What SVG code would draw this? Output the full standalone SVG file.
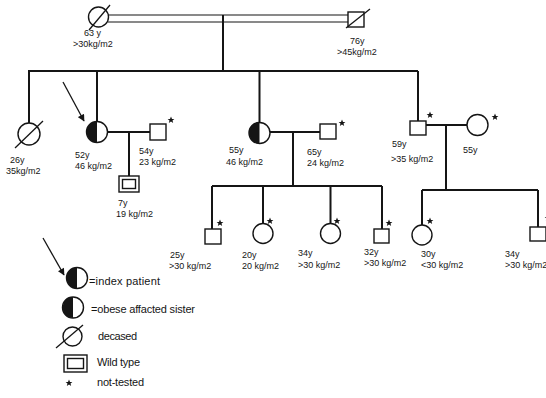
<svg xmlns="http://www.w3.org/2000/svg" width="546" height="398" viewBox="0 0 546 398">
<defs>
<style>
.ln{stroke:#151515;stroke-width:2;fill:none}
.dl{stroke:#151515;stroke-width:1.2;fill:none}
.sym{stroke:#151515;stroke-width:1.4;fill:#fff}
.sl{stroke:#151515;stroke-width:1.3;fill:none}
.blk{fill:#151515;stroke:none}
.t{font-family:"Liberation Sans",Arial,sans-serif;font-size:9px;fill:#151515}
.lg{font-family:"Liberation Sans",Arial,sans-serif;font-size:11px;fill:#151515}
</style>
<path id="star" d="M0,-3.6 L1,-1.1 3.4,-1.1 1.5,0.4 2.2,2.9 0,1.5 -2.2,2.9 -1.5,0.4 -3.4,-1.1 -1,-1.1Z" fill="#151515"/>
<marker id="ah" viewBox="0 0 10 10" refX="9" refY="5" markerWidth="8" markerHeight="7" markerUnits="userSpaceOnUse" orient="auto">
<path d="M0,0 L10,5 L0,10 Z" fill="#151515"/>
</marker>
</defs>
<rect width="546" height="398" fill="#fff"/>

<g id="connectors">
<line class="dl" x1="108" y1="15" x2="348" y2="15"/>
<line class="dl" x1="108" y1="22" x2="348" y2="22"/>
<path class="ln" d="M223,15 V71 M28,71 H418 M29,71 V123 M97,71 V121.5 M259.5,71 V122.5 M418,71 V121"/>
<path class="ln" d="M107.5,132 H150 M129,132 V176"/>
<path class="ln" d="M270,132 H320 M293,132 V186 M212,186 H382 M212,186 V229 M263,186 V223.5 M330.5,186 V223.5 M382,186 V229"/>
<path class="ln" d="M426,125 H467 M446,125 V190 M422,190 H538 M422,190 V225 M538,190 V227"/>
<line class="sl" x1="63" y1="82" x2="84" y2="121" marker-end="url(#ah)"/>
</g>

<g id="grandmother">
<circle class="sym" cx="98.5" cy="17" r="10"/>
<line class="sl" x1="89" y1="30" x2="110" y2="5"/>
<text class="t" x="84" y="36">63 y</text>
<text class="t" x="73" y="47">&gt;30kg/m2</text>
</g>
<g id="grandfather">
<rect class="sym" x="348" y="12" width="16" height="15"/>
<line class="sl" x1="346" y1="28" x2="370" y2="9"/>
<text class="t" x="350" y="44">76y</text>
<text class="t" x="337" y="55">&gt;45kg/m2</text>
</g>

<g id="sister-deceased">
<circle class="sym" cx="29" cy="134" r="11"/>
<line class="sl" x1="15" y1="148" x2="43" y2="121"/>
<text class="t" x="10" y="163">26y</text>
<text class="t" x="6" y="174">35kg/m2</text>
</g>

<g id="index-patient">
<circle class="sym" cx="97" cy="132" r="10.5"/>
<path class="blk" d="M97,121.5 A10.5,10.5 0 0 0 97,142.5 Z"/>
<text class="t" x="75" y="158">52y</text>
<text class="t" x="75" y="169">46 kg/m2</text>
</g>
<g id="husband1">
<rect class="sym" x="150" y="124" width="16" height="16"/>
<use href="#star" x="171" y="120"/>
<text class="t" x="139" y="154">54y</text>
<text class="t" x="139" y="165">23 kg/m2</text>
</g>
<g id="child-wildtype">
<rect class="sym" x="119" y="176" width="20" height="16"/>
<rect class="sym" x="122.5" y="179.5" width="13" height="9"/>
<text class="t" x="118" y="206">7y</text>
<text class="t" x="116" y="217">19 kg/m2</text>
</g>

<g id="sister-obese">
<circle class="sym" cx="259.5" cy="133" r="10.5"/>
<path class="blk" d="M259.5,122.5 A10.5,10.5 0 0 0 259.5,143.5 Z"/>
<text class="t" x="229" y="153">55y</text>
<text class="t" x="226" y="165">46 kg/m2</text>
</g>
<g id="husband2">
<rect class="sym" x="320" y="124" width="16" height="15"/>
<use href="#star" x="342" y="123"/>
<text class="t" x="307" y="155">65y</text>
<text class="t" x="307" y="166">24 kg/m2</text>
</g>

<g id="c25">
<rect class="sym" x="205" y="229" width="16" height="15"/>
<use href="#star" x="220" y="223"/>
<text class="t" x="170" y="258">25y</text>
<text class="t" x="169" y="269">&gt;30 kg/m2</text>
</g>
<g id="c20">
<circle class="sym" cx="263" cy="233.5" r="10"/>
<use href="#star" x="270" y="221"/>
<text class="t" x="242" y="258">20y</text>
<text class="t" x="242" y="269">20 kg/m2</text>
</g>
<g id="c34a">
<circle class="sym" cx="330.5" cy="233.5" r="10"/>
<use href="#star" x="337" y="221"/>
<text class="t" x="298" y="256">34y</text>
<text class="t" x="298" y="268">&gt;30 kg/m2</text>
</g>
<g id="c32">
<rect class="sym" x="374" y="229" width="15" height="14"/>
<use href="#star" x="389" y="223"/>
<text class="t" x="364" y="255">32y</text>
<text class="t" x="364" y="266">&gt;30 kg/m2</text>
</g>

<g id="brother59">
<rect class="sym" x="410" y="121" width="16" height="14"/>
<use href="#star" x="430" y="115"/>
<text class="t" x="392" y="147">59y</text>
<text class="t" x="391" y="162">&gt;35 kg/m2</text>
</g>
<g id="wife55">
<circle class="sym" cx="477.5" cy="125" r="10.5"/>
<use href="#star" x="495" y="117"/>
<text class="t" x="463" y="153">55y</text>
</g>
<g id="c30">
<circle class="sym" cx="422" cy="235" r="10"/>
<use href="#star" x="430" y="221"/>
<text class="t" x="421" y="257">30y</text>
<text class="t" x="421" y="268">&lt;30 kg/m2</text>
</g>
<g id="c34b">
<rect class="sym" x="530" y="227" width="16" height="14"/>
<use href="#star" x="548" y="218"/>
<text class="t" x="505" y="257">34y</text>
<text class="t" x="505" y="268">&gt;30 kg/m2</text>
</g>

<g id="legend">
<line class="sl" x1="43" y1="238" x2="64" y2="275" marker-end="url(#ah)"/>
<circle class="sym" cx="77" cy="278" r="10.5"/>
<path class="blk" d="M77,267.5 A10.5,10.5 0 0 0 77,288.5 Z"/>
<text class="lg" x="89" y="285" textLength="71">=index patient</text>
<circle class="sym" cx="73" cy="307.5" r="10.5"/>
<path class="blk" d="M73,297 A10.5,10.5 0 0 0 73,318 Z"/>
<text class="lg" x="91" y="313" textLength="104">=obese affacted sister</text>
<circle class="sym" cx="72.5" cy="336.5" r="9.5"/>
<line class="sl" x1="56" y1="348" x2="83" y2="325"/>
<text class="lg" x="98" y="340" textLength="39">decased</text>
<rect class="sym" x="64" y="355" width="23" height="17"/>
<rect class="sym" x="67.5" y="358.5" width="16" height="10"/>
<text class="lg" x="97" y="366" textLength="43">Wild type</text>
<use href="#star" x="69" y="383"/>
<text class="lg" x="97" y="386" textLength="47">not-tested</text>
</g>
</svg>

Task prompt
Except for the pictures, give all the material above again verbatim.

Exercise result
What SVG code would draw this? Output the full standalone SVG file.
<svg xmlns="http://www.w3.org/2000/svg" width="546" height="398" viewBox="0 0 546 398">
<defs>
<style>
.ln{stroke:#151515;stroke-width:2;fill:none}
.dl{stroke:#151515;stroke-width:1.2;fill:none}
.sym{stroke:#151515;stroke-width:1.4;fill:#fff}
.sl{stroke:#151515;stroke-width:1.3;fill:none}
.blk{fill:#151515;stroke:none}
.t{font-family:"Liberation Sans",Arial,sans-serif;font-size:9px;fill:#151515}
.lg{font-family:"Liberation Sans",Arial,sans-serif;font-size:11px;fill:#151515}
</style>
<path id="star" d="M0,-3.6 L1,-1.1 3.4,-1.1 1.5,0.4 2.2,2.9 0,1.5 -2.2,2.9 -1.5,0.4 -3.4,-1.1 -1,-1.1Z" fill="#151515"/>
<marker id="ah" viewBox="0 0 10 10" refX="9" refY="5" markerWidth="8" markerHeight="7" markerUnits="userSpaceOnUse" orient="auto">
<path d="M0,0 L10,5 L0,10 Z" fill="#151515"/>
</marker>
</defs>
<rect width="546" height="398" fill="#fff"/>

<g id="connectors">
<line class="dl" x1="108" y1="15" x2="348" y2="15"/>
<line class="dl" x1="108" y1="22" x2="348" y2="22"/>
<path class="ln" d="M223,15 V71 M28,71 H418 M29,71 V123 M97,71 V121.5 M259.5,71 V122.5 M418,71 V121"/>
<path class="ln" d="M107.5,132 H150 M129,132 V176"/>
<path class="ln" d="M270,132 H320 M293,132 V186 M212,186 H382 M212,186 V229 M263,186 V223.5 M330.5,186 V223.5 M382,186 V229"/>
<path class="ln" d="M426,125 H467 M446,125 V190 M422,190 H538 M422,190 V225 M538,190 V227"/>
<line class="sl" x1="63" y1="82" x2="84" y2="121" marker-end="url(#ah)"/>
</g>

<g id="grandmother">
<circle class="sym" cx="98.5" cy="17" r="10"/>
<line class="sl" x1="89" y1="30" x2="110" y2="5"/>
<text class="t" x="84" y="36">63 y</text>
<text class="t" x="73" y="47">&gt;30kg/m2</text>
</g>
<g id="grandfather">
<rect class="sym" x="348" y="12" width="16" height="15"/>
<line class="sl" x1="346" y1="28" x2="370" y2="9"/>
<text class="t" x="350" y="44">76y</text>
<text class="t" x="337" y="55">&gt;45kg/m2</text>
</g>

<g id="sister-deceased">
<circle class="sym" cx="29" cy="134" r="11"/>
<line class="sl" x1="15" y1="148" x2="43" y2="121"/>
<text class="t" x="10" y="163">26y</text>
<text class="t" x="6" y="174">35kg/m2</text>
</g>

<g id="index-patient">
<circle class="sym" cx="97" cy="132" r="10.5"/>
<path class="blk" d="M97,121.5 A10.5,10.5 0 0 0 97,142.5 Z"/>
<text class="t" x="75" y="158">52y</text>
<text class="t" x="75" y="169">46 kg/m2</text>
</g>
<g id="husband1">
<rect class="sym" x="150" y="124" width="16" height="16"/>
<use href="#star" x="171" y="120"/>
<text class="t" x="139" y="154">54y</text>
<text class="t" x="139" y="165">23 kg/m2</text>
</g>
<g id="child-wildtype">
<rect class="sym" x="119" y="176" width="20" height="16"/>
<rect class="sym" x="122.5" y="179.5" width="13" height="9"/>
<text class="t" x="118" y="206">7y</text>
<text class="t" x="116" y="217">19 kg/m2</text>
</g>

<g id="sister-obese">
<circle class="sym" cx="259.5" cy="133" r="10.5"/>
<path class="blk" d="M259.5,122.5 A10.5,10.5 0 0 0 259.5,143.5 Z"/>
<text class="t" x="229" y="153">55y</text>
<text class="t" x="226" y="165">46 kg/m2</text>
</g>
<g id="husband2">
<rect class="sym" x="320" y="124" width="16" height="15"/>
<use href="#star" x="342" y="123"/>
<text class="t" x="307" y="155">65y</text>
<text class="t" x="307" y="166">24 kg/m2</text>
</g>

<g id="c25">
<rect class="sym" x="205" y="229" width="16" height="15"/>
<use href="#star" x="220" y="223"/>
<text class="t" x="170" y="258">25y</text>
<text class="t" x="169" y="269">&gt;30 kg/m2</text>
</g>
<g id="c20">
<circle class="sym" cx="263" cy="233.5" r="10"/>
<use href="#star" x="270" y="221"/>
<text class="t" x="242" y="258">20y</text>
<text class="t" x="242" y="269">20 kg/m2</text>
</g>
<g id="c34a">
<circle class="sym" cx="330.5" cy="233.5" r="10"/>
<use href="#star" x="337" y="221"/>
<text class="t" x="298" y="256">34y</text>
<text class="t" x="298" y="268">&gt;30 kg/m2</text>
</g>
<g id="c32">
<rect class="sym" x="374" y="229" width="15" height="14"/>
<use href="#star" x="389" y="223"/>
<text class="t" x="364" y="255">32y</text>
<text class="t" x="364" y="266">&gt;30 kg/m2</text>
</g>

<g id="brother59">
<rect class="sym" x="410" y="121" width="16" height="14"/>
<use href="#star" x="430" y="115"/>
<text class="t" x="392" y="147">59y</text>
<text class="t" x="391" y="162">&gt;35 kg/m2</text>
</g>
<g id="wife55">
<circle class="sym" cx="477.5" cy="125" r="10.5"/>
<use href="#star" x="495" y="117"/>
<text class="t" x="463" y="153">55y</text>
</g>
<g id="c30">
<circle class="sym" cx="422" cy="235" r="10"/>
<use href="#star" x="430" y="221"/>
<text class="t" x="421" y="257">30y</text>
<text class="t" x="421" y="268">&lt;30 kg/m2</text>
</g>
<g id="c34b">
<rect class="sym" x="530" y="227" width="16" height="14"/>
<use href="#star" x="548" y="218"/>
<text class="t" x="505" y="257">34y</text>
<text class="t" x="505" y="268">&gt;30 kg/m2</text>
</g>

<g id="legend">
<line class="sl" x1="43" y1="238" x2="64" y2="275" marker-end="url(#ah)"/>
<circle class="sym" cx="77" cy="278" r="10.5"/>
<path class="blk" d="M77,267.5 A10.5,10.5 0 0 0 77,288.5 Z"/>
<text class="lg" x="89" y="285" textLength="71">=index patient</text>
<circle class="sym" cx="73" cy="307.5" r="10.5"/>
<path class="blk" d="M73,297 A10.5,10.5 0 0 0 73,318 Z"/>
<text class="lg" x="91" y="313" textLength="104">=obese affacted sister</text>
<circle class="sym" cx="72.5" cy="336.5" r="9.5"/>
<line class="sl" x1="56" y1="348" x2="83" y2="325"/>
<text class="lg" x="98" y="340" textLength="39">decased</text>
<rect class="sym" x="64" y="355" width="23" height="17"/>
<rect class="sym" x="67.5" y="358.5" width="16" height="10"/>
<text class="lg" x="97" y="366" textLength="43">Wild type</text>
<use href="#star" x="69" y="383"/>
<text class="lg" x="97" y="386" textLength="47">not-tested</text>
</g>
</svg>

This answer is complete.